Pisa Kulesi’nin Eğimi ve Stabilizasyon Çalışmaları

Pisa Kulesi: İtalya’nın Eğik Simgesi

Pisa Kulesi: İtalya'nın Eğik Simgesi

İtalya’nın en ünlü yapılarından biri olan Pisa Kulesi, her yıl binlerce turistin ilgi odağı oluyor. Ziyaretçiler, kuleyi destekliyormuş gibi poz vererek eğik yapıyla fotoğraflar çekiyor. Bu fotoğraflar, bir klasik haline gelmiş durumda. Ancak, kuledeki eğim, mühendisler ve tarihçiler için uzun yıllardır büyük bir endişe kaynağıydı.

Kısa bir süre önce gerçekleştirilen bir araştırma, İtalya’daki bu ikonik çan kulesinin, yapılan stabilizasyon çalışmaları sayesinde giderek daha dik bir konuma doğru ilerlediğini ortaya koydu. 11 yıllık bir stabilizasyon projesi, kulenin eğimini 2001 yılına kadar yaklaşık 40 santimetre azaltmayı başardı ve o zamandan bu yana geçen 21 yıl içinde kule, toplamda 4 cm daha düzleşti.

Bu son çalışma, Pisa Kulesi’nin korunmasına yönelik çabaları desteklemek amacıyla kurulan Opera Primaziale della Pisana (OPA) tarafından finanse edildi. Orta Çağ’da deniz cumhuriyeti Pisa’nın gücünü simgeleyen bu çan kulesi, 1280 yılından bu yana bölgeyi etkileyen dört büyük depremin hasarlarından kurtulmayı başardı.

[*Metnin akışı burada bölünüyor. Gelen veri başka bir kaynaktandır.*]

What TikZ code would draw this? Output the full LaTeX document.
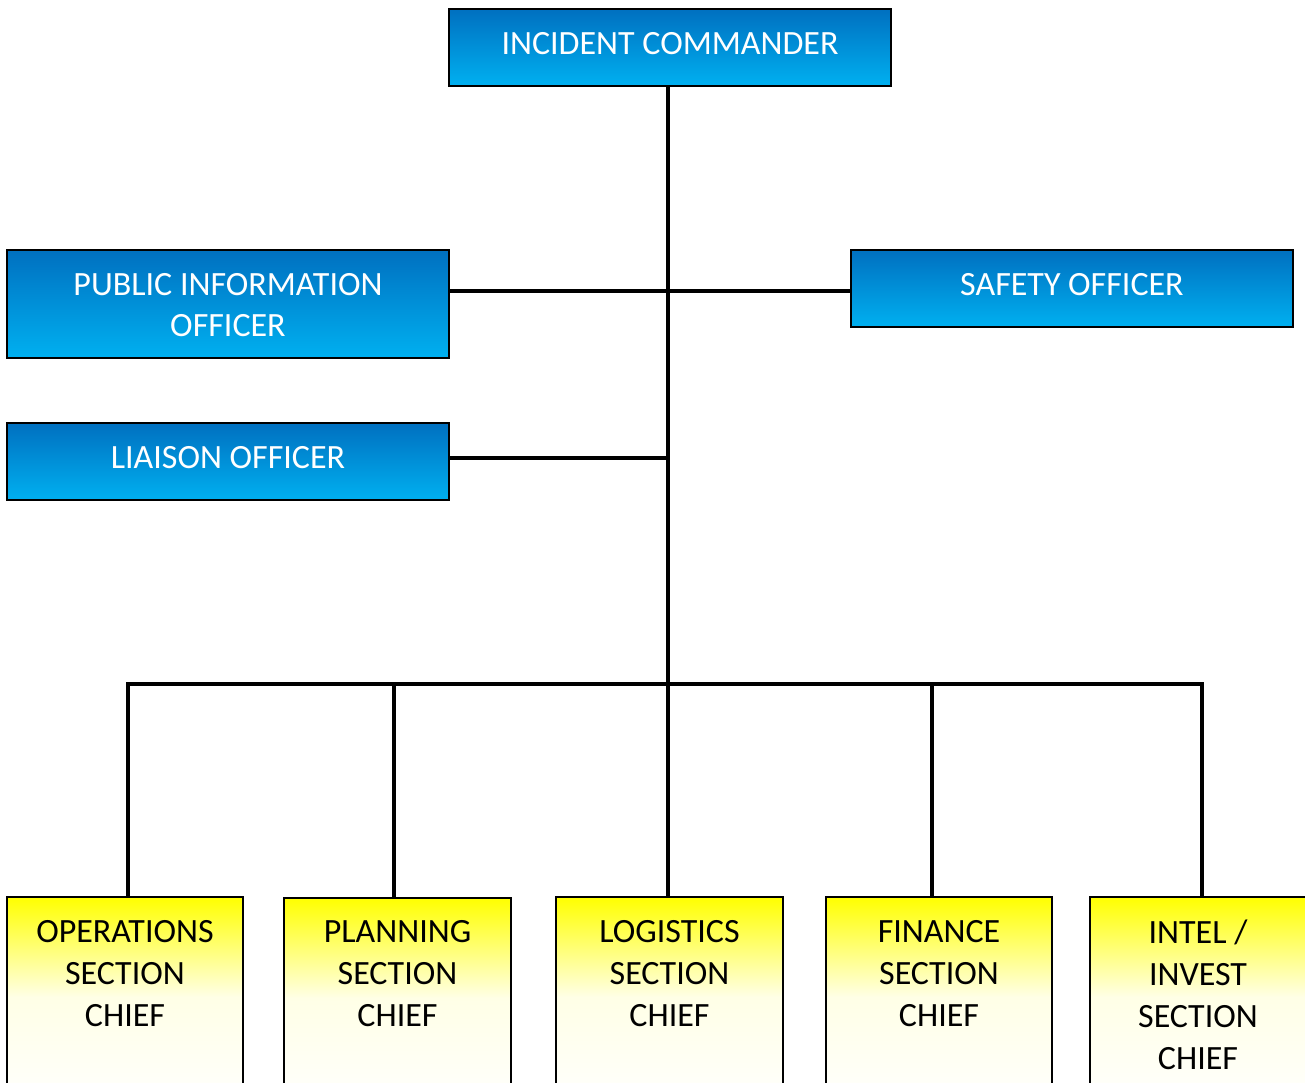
\documentclass[tikz,border=0pt]{standalone}
\usepackage{fontspec}
\setmainfont{Carlito}
\definecolor{bluetop}{HTML}{0070C0}
\definecolor{bluebot}{HTML}{00B0F0}
\definecolor{yeltop}{HTML}{FFFF00}
\definecolor{yelmid}{HTML}{FFFFE6}
\definecolor{yelbot}{HTML}{FFFFFC}
\tikzset{
  bluebox/.style={draw=black, line width=1.5pt, top color=bluetop, bottom color=bluebot, minimum width=331.5pt, inner sep=0pt},
  yelbox/.style={draw=black, line width=1.5pt, top color=yeltop, bottom color=yelbot, middle color=yelmid, minimum height=150pt, inner sep=0pt},
  btext/.style={text=white, font=\fontsize{25.5}{30.5}\selectfont, align=center, inner sep=0pt},
  ytext/.style={text=black, font=\fontsize{25.5}{31.5}\selectfont, align=center, inner sep=0pt, anchor=north},
  conn/.style={line width=2.7pt, black}
}
\begin{document}
\begin{tikzpicture}[x=0.75pt,y=-0.75pt]
\clip (0,0) rectangle (1305,1082);
\fill[white] (0,0) rectangle (1305,1082);
% blue boxes
\node[bluebox, minimum height=57.75pt] (ic) at (670,47.5) {};
\node[btext] (icT) at (670,44) {INCIDENT COMMANDER};
\node[bluebox, minimum height=81pt] (pio) at (228,304) {};
\node[btext] (pioT) at (228,305) {PUBLIC INFORMATION\\OFFICER};
\node[bluebox, minimum height=57.75pt] (saf) at (1072,288.5) {};
\node[btext] (safT) at (1072,285) {SAFETY OFFICER};
\node[bluebox, minimum height=57.75pt] (lia) at (228,461.5) {};
\node[btext] (liaT) at (228,458) {LIAISON OFFICER};
% yellow boxes
\node[yelbox, minimum width=177pt] (ops) at (125,997) {};
\node[yelbox, minimum width=170.25pt] (pla) at (397.5,998) {};
\node[yelbox, minimum width=170.25pt] (log) at (669.5,997) {};
\node[yelbox, minimum width=169.5pt] (fin) at (939,997) {};
\node[yelbox, minimum width=172.5pt] (int) at (1205,997) {};
\node[ytext] (opsT) at (125,920) {OPERATIONS\\SECTION\\CHIEF};
\node[ytext] (plaT) at (397.5,920) {PLANNING\\SECTION\\CHIEF};
\node[ytext] (logT) at (669.5,920) {LOGISTICS\\SECTION\\CHIEF};
\node[ytext] (finT) at (939,920) {FINANCE\\SECTION\\CHIEF};
\node[ytext] (intT) at (1198,920) {INTEL /\\INVEST\\SECTION\\CHIEF};
% junction coordinates
\coordinate (j) at (668,684);
\coordinate (bl) at (128,684);
\coordinate (b2) at (394,684);
\coordinate (b4) at (932,684);
\coordinate (br) at (1202,684);
% connectors
\draw[conn] (ic.south -| j) -- (j);
\draw[conn] (pio.east |- 0,291) -- (saf.west |- 0,291);
\draw[conn] (lia.east |- 0,458) -- (j |- 0,458);
\draw[conn, line cap=rect] (bl) -- (br);
\draw[conn] (bl) -- (bl |- ops.north);
\draw[conn] (b2) -- (b2 |- pla.north);
\draw[conn] (j) -- (j |- log.north);
\draw[conn] (b4) -- (b4 |- fin.north);
\draw[conn] (br) -- (br |- int.north);
\end{tikzpicture}
\end{document}
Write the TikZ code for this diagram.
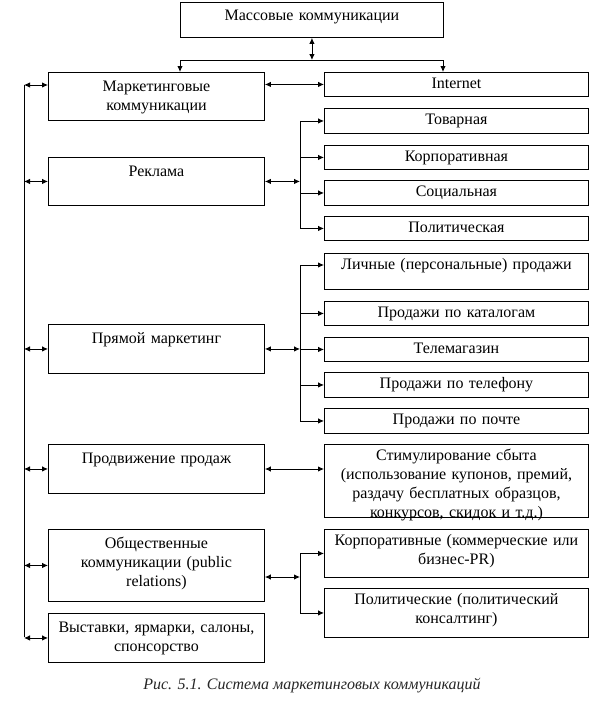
\documentclass[tikz,border=0pt]{standalone}
\usepackage{fontspec}
\setmainfont{Liberation Serif}
\usetikzlibrary{arrows.meta}
\begin{document}
\begin{tikzpicture}[x=1pt,y=-1pt,
  every node/.style={font=\fontsize{16}{19}\selectfont},
  bx/.style={draw, line width=0.9pt, inner sep=0pt, anchor=north west, align=center},
  lb/.style={bx, text width=216pt, text height=19pt},
  rb/.style={bx, text width=264pt, text height=16pt},
  ln/.style={line width=0.9pt},
  arr/.style={line width=0.9pt, -{Latex[length=6pt,width=5.5pt]}},
  dbl/.style={line width=0.9pt, {Latex[length=6pt,width=5.5pt]}-{Latex[length=6pt,width=5.5pt]}}]
\useasboundingbox (0,0) rectangle (613,710);

% top box
\node[bx, text width=263pt, text height=18pt, text depth=17pt] (mass) at (180,2) {Массовые коммуникации};

% left column
\node[lb, text depth=29pt] (mk) at (48,72) {Маркетинговые\\коммуникации};
\node[lb, text depth=29pt] (rek) at (48,157) {Реклама};
\node[lb, text depth=30pt] (pm) at (48,324) {Прямой маркетинг};
\node[lb, text depth=30pt] (pp) at (48,444) {Продвижение продаж};
\node[lb, text depth=53pt] (ok) at (48,529) {Общественные\\коммуникации (public\\relations)};
\node[lb, text depth=30pt] (vy) at (48,613) {Выставки, ярмарки, салоны,\\спонсорство};

% right column
\node[rb, text depth=8pt] (inet) at (324,72) {Internet};
\node[rb, text depth=9pt] (tov) at (324,108) {Товарная};
\node[rb, text depth=8pt] (korp) at (324,145) {Корпоративная};
\node[rb, text depth=9pt] (soc) at (324,180) {Социальная};
\node[rb, text depth=8pt] (pol) at (324,216) {Политическая};
\node[rb, text depth=20pt] (lich) at (324,253) {Личные (персональные) продажи};
\node[rb, text depth=8pt] (kat) at (324,301) {Продажи по каталогам};
\node[rb, text depth=8pt] (tele) at (324,337) {Телемагазин};
\node[rb, text depth=9pt] (tel) at (324,372) {Продажи по телефону};
\node[rb, text depth=9pt] (poch) at (324,408) {Продажи по почте};
\node[rb, text depth=57pt] (stim) at (324,444) {Стимулирование сбыта\\(использование купонов, премий,\\раздачу бесплатных образцов,\\конкурсов, скидок и т.д.)};
\node[rb, text depth=32pt] (kpr) at (324,529) {Корпоративные (коммерческие или\\бизнес-PR)};
\node[rb, text depth=33pt] (polpr) at (324,588) {Политические (политический\\консалтинг)};

% caption
\node[font=\itshape\fontsize{16}{19}\selectfont, text=black!85] (cap) at (312,686) {Рис. 5.1. Система маркетинговых коммуникаций};

% coordinates
\coordinate (hl) at (180,60);
\coordinate (hr) at (443,60);
\coordinate (lt) at (24,85);
\coordinate (lbt) at (24,637);
\coordinate (bus) at (300,0);
\coordinate (lichin) at (324,265);
\coordinate (stimin) at (324,469);
\coordinate (okr) at (300,577);

% top connectors
\draw[dbl] (mass.south) -- (mass.south |- hl);
\draw[ln] (hl) -- (hr);
\draw[arr] (hl) -- (mk.north -| hl);
\draw[arr] (hr) -- (inet.north -| hr);

% left bus
\draw[ln] (lt) -- (lbt);
\draw[dbl] (lt) -- (lt -| mk.west);
\foreach \n in {rek,pm,pp,ok,vy} \draw[dbl] (lt |- \n.west) -- (\n.west);

% marketing <-> internet
\draw[dbl] (mk.east |- inet.west) -- (inet.west);

% advertising
\draw[dbl] (rek.east) -- (rek.east -| bus);
\draw[ln] (bus |- tov.west) -- (bus |- pol.west);
\foreach \n in {tov,korp,soc,pol} \draw[arr] (bus |- \n.west) -- (\n.west);

% direct marketing
\draw[dbl] (pm.east) -- (pm.east -| bus);
\draw[ln] (bus |- lichin) -- (bus |- poch.west);
\draw[arr] (bus |- lichin) -- (lichin);
\foreach \n in {kat,tele,tel,poch} \draw[arr] (bus |- \n.west) -- (\n.west);

% sales promotion
\draw[dbl] (pp.east |- stimin) -- (stimin);

% public relations
\draw[dbl] (ok.east |- okr) -- (okr);
\draw[ln] (bus |- kpr.west) -- (bus |- polpr.west);
\foreach \n in {kpr,polpr} \draw[arr] (bus |- \n.west) -- (\n.west);
\end{tikzpicture}
\end{document}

2018 yılında gerçekleştirilen bir başka araştırma, kulenin bu güçlü sarsıntılara karşı dayanıklı olmasını sağlayan temel toprağının yumuşaklığını gözler önüne serdi. Teoriler, 57 metrelik kulenin inşaatına 1173 yılında başlandığında, temelin oturduğu zayıf ve dengesiz zemin nedeniyle eğilmeye başladığını öne sürüyor. Bunun nedeni, kulenin yalnızca üç metre derinliğinde bir temele inşa edilmiş olmasıydı.

Temelin altındaki toprak, güney tarafında daha yumuşaktı ve bu da eğilmenin ana sebebi oldu. Bu nedenle, kulenin sekiz katı inşa edilirken, bir tarafın katları diğerinden daha kısa yapılarak eğim telafi edilmeye çalışıldı; bu durum, yapının hem eğilmesine hem de bükülmesine neden oldu. İnşaat, Pisa ile Cenova, Lucca ve Floransa arasındaki çeşitli çatışmalar dolayısıyla 1319 yılına kadar tamamlanamadı. Ancak bu duraksama, kulenin alttaki toprağa yerleşmesi için ek bir zaman sağladı.

1990 yılına geldiğimizde, kule hâlâ 5,5° eğilmiş durumdaydı ve bu nedenle halka kapatılmıştı. Yapının stabilizasyonu için bir dizi başarısız denemeden sonra mühendisler, “toprak çıkarma” yöntemini denemeye karar verdiler.

Kulenin dik bir konuma getirilmesi amacıyla, çelik kablolar kullanılmadan önce kuzey tarafının altından iki kamyon dolusu toprak çıkarıldı. Bu yöntem etkili oldu; ancak ekip, kuzey tarafındaki su tablasının yüksek olması nedeniyle kış yağmurları sırasında yapının daha da eğildiğini fark etti. Bu durumu düzeltmek için, suyun kuyulara akabilmesi ve temelin sabit kalabilmesi adına kanalizasyon sistemleri kazılması gerekti.

Proje, 2001 yılında kule 38 cm yani 0,5° ölçüsünde düzleştirilerek tamamlandı ve o zamandan beri kule, kendini düzeltme sürecine devam ediyor. ANSA’ya göre, uzmanlar 2005 yılında yapılan bir sağlık kontrolünde kulenin, önümüzdeki 300 yıl boyunca güvenli olacağına dair görüş bildirdiler. 2013 yılında yapılan bir başka kontrol ise, ünlü yapının 2001 yılından bu yana dikey olarak yaklaşık 2,5 cm düzleştiğini gösterdi. 2018 yılında OPA tarafından gerçekleştirilen bir inceleme, kulenin 2001’den bu yana toplamda 4 cm düzleştiğini ortaya koydu.